The Challenge
Over the past 18 months PUMA has been on a mission to define their DNA and get back to the heart of the brand, which has always championed individual athletes, not just for their individual athletic brilliance, but their brilliant personalities, people who had the courage to be themselves. Think Tommie Smith, Diego Maradona and Usain Bolt. The wild ones. The square pegs in the round holes. The people who play their own game. For decades sports has told people that winning was all that mattered and you needed to suffer to achieve your goals. Joy never came into it. Puma’s new brand strategy is built on the idea that greatness is in your nature and Puma exists to help people unleash it so that they can feel the highs of sport. In our first brand campaign under the ‘Go Wild’ banner, We communicate the highs of Running, specifically ‘the runner’s high’; the sense of elation that Runners feel when their bodies start releasing those happy chemicals. Whether you’re an occasional park runner or an elite athlete, everyone can identify with the rush that running can deliver. And Puma, with its energy returning trainer technology can help you reach that high.

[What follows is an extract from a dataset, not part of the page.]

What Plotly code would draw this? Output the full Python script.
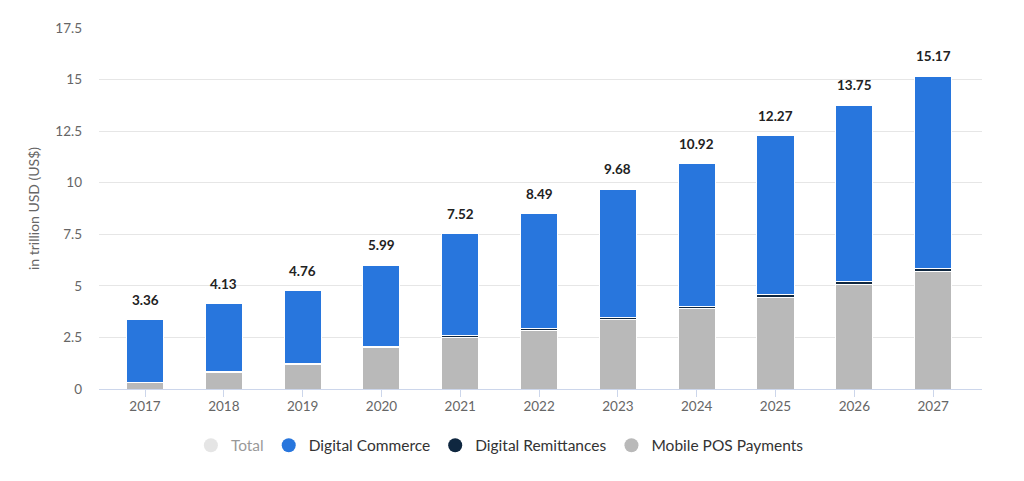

While other brands focus on winning or empowerment, Puma focuses on the joy that Running brings, inspiring runners all over the world to pull on their trainers (hopefully Puma ones!) and chase that high.
The Solution
Puma is a legacy brand in running, losing market share in a category dominated by heavy hitters (Nike and Adidas) and under threat from newer, more specialised competitors (Hoka and On). We needed to create a campaign that could drive performance credibility with runners with a distinctively Puma point of view. Instead of focusing on winning (Nike) we dramatised the human truth that runners don’t just run for times, they run because it feels amazing. This ‘runner's high’ was brought to life by Afroman’s iconic ‘I got high’, with a twist that showed runners putting the rest of their lives on hold to feel the high of running. Supported by a 40% YOY increase in media spend, making it Puma’s largest brand campaign ever, hopes are high. Whilst the campaign has only been live for a few weeks, early indicators (including 10M organic views on YouTube) are very promising.